STEVE INSKEEP, HOST:
Next, we reveal another of the secrets of Syria's fallen president. We've heard of mass graves, basement prisons, steps in a room leading down to pools of something said to be acid. And now we visit a Captagon factory. Captagon is an addictive amphetamine banned in the United States, which President Bashar al-Assad's family manufactured and sold across the Middle East. Here's NPR's Hadeel Al-Shalchi.
HADEEL AL-SHALCHI, BYLINE: A sprawling luxury villa sits on top of a hill overlooking the Damascus countryside.
Walking up the driveway, there's a white streak of powder that just goes right to the entrance. The ground is very sticky. It smells a bit like tar.
A battered pickup truck with antiaircraft guns is parked just at the top of the driveway.
ABU BAKR AL-TARTOUSI: (Speaking Arabic).
AL-SHALCHI: Twenty-nine-year-old Abu Bakr al-Tartousi leads the team of rebels guarding the house. After Assad fell and he and the other rebels took over this neighborhood, longtime residents came up to them.

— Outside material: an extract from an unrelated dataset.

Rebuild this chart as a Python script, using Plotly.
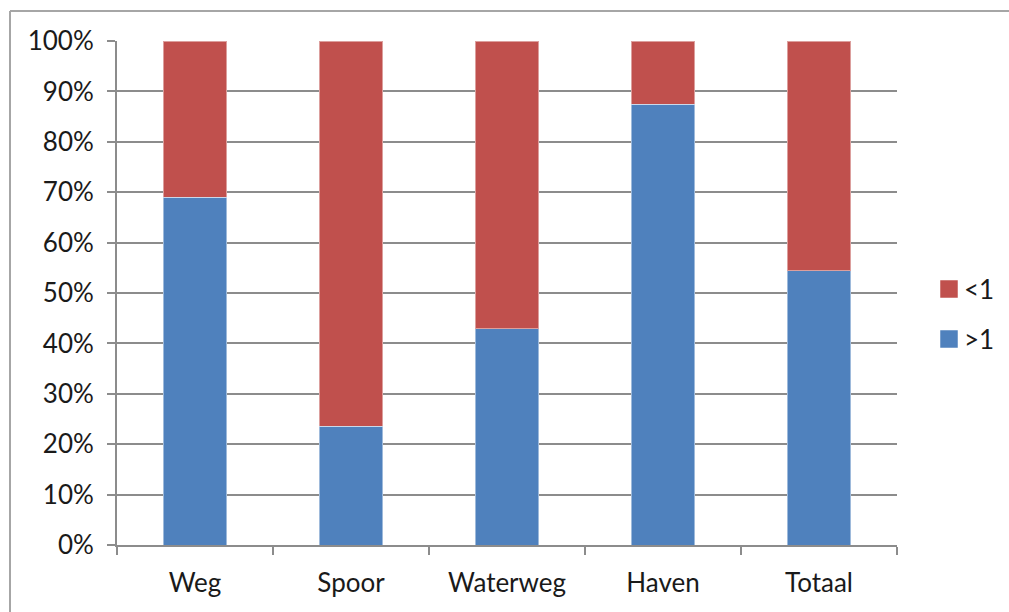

AL-TARTOUSI: (Speaking Arabic).
AL-SHALCHI: "They always felt something was suspicious about this place," Tartousi says.
AL-TARTOUSI: (Speaking Arabic).
AL-SHALCHI: Tartousi is dressed in fatigues, a backwards baseball cap, an assault rifle across his body. He's standing in the middle of the living room of the villa. There are marble floors and two massive low-hanging crystal chandeliers. It stinks of chemicals. Stacked against a wall are drums of liquid. The label says they're manufactured in India.
AL-TARTOUSI: (Speaking Arabic).
AL-SHALCHI: White powder falls like flour from sacks also piled high. Tartousi points to the heavy-duty machinery in the room, all used, he says, to make this highly addictive drug called Captagon. Germans created it in the '60s, and it was supposed to treat attention deficit disorder and narcolepsy. It gives you a rush of energy. Tartousi walks into a dusty kitchen full of machinery and clutter. It looks like a kitchen found at the back of a restaurant - big metal sinks and a space fit for an industrial-sized stove.
AL-TARTOUSI: (Speaking Arabic).
AL-SHALCHI: "This was the lab," he says.
AL-TARTOUSI: (Speaking Arabic).
AL-SHALCHI: Syria had always made and distributed Captagon to wealthy countries like Saudi Arabia and the United Arab Emirates. It was a party drug. Then, in 2011, the civil war broke out, and President Bashar al-Assad was desperate for money. So his family took over the production and trafficking of the drug. Captagon sales surpassed the sale of legal products in Syria. It made the Assad family $2.4 billion a year, according to analysts.
Walking down the hallway and the ground is just littered with these small pellets that the rebels told me hid the small pills, the Captagon pills.
AL-TARTOUSI: (Speaking Arabic).
AL-SHALCHI: "In this room is the last step of the process," says Tartousi.
AL-TARTOUSI: (Speaking Arabic).
AL-SHALCHI: "A machine pressurizes the powder and pushes out the pills," he says. Tartousi grabs a pile of these pellets in his hands and smashes one open.
(SOUNDBITE OF HAMMERING)
AL-SHALCHI: "Just open it like this, and the pills pop out," Tartousi says, presenting a small pinkish tablet in the palm of his hand.
AL-TARTOUSI: (Speaking Arabic).
AL-SHALCHI: "The regime created a corrupt nation," Tartousi says. But the rebels, including Abu Mohamed al-Suri, who mans the gate of the villa, want to change that.
ABU MOHAMED AL-SURI: (Speaking Arabic).
AL-SHALCHI: He says they want to replace the illicit drug trade with companies, institutions, construction and merchants. To get there, the rebels are following instructions from the Ministry of Health to destroy the drugs. They set them on fire in the driveway, making the ground sticky.
AL-TARTOUSI: (Speaking Arabic).
AL-SHALCHI: "Our first wish came true, and that's the fall of Assad," says Tartousi. Now comes the challenge of eliminating remnants of one of Assad's most lucrative lifelines.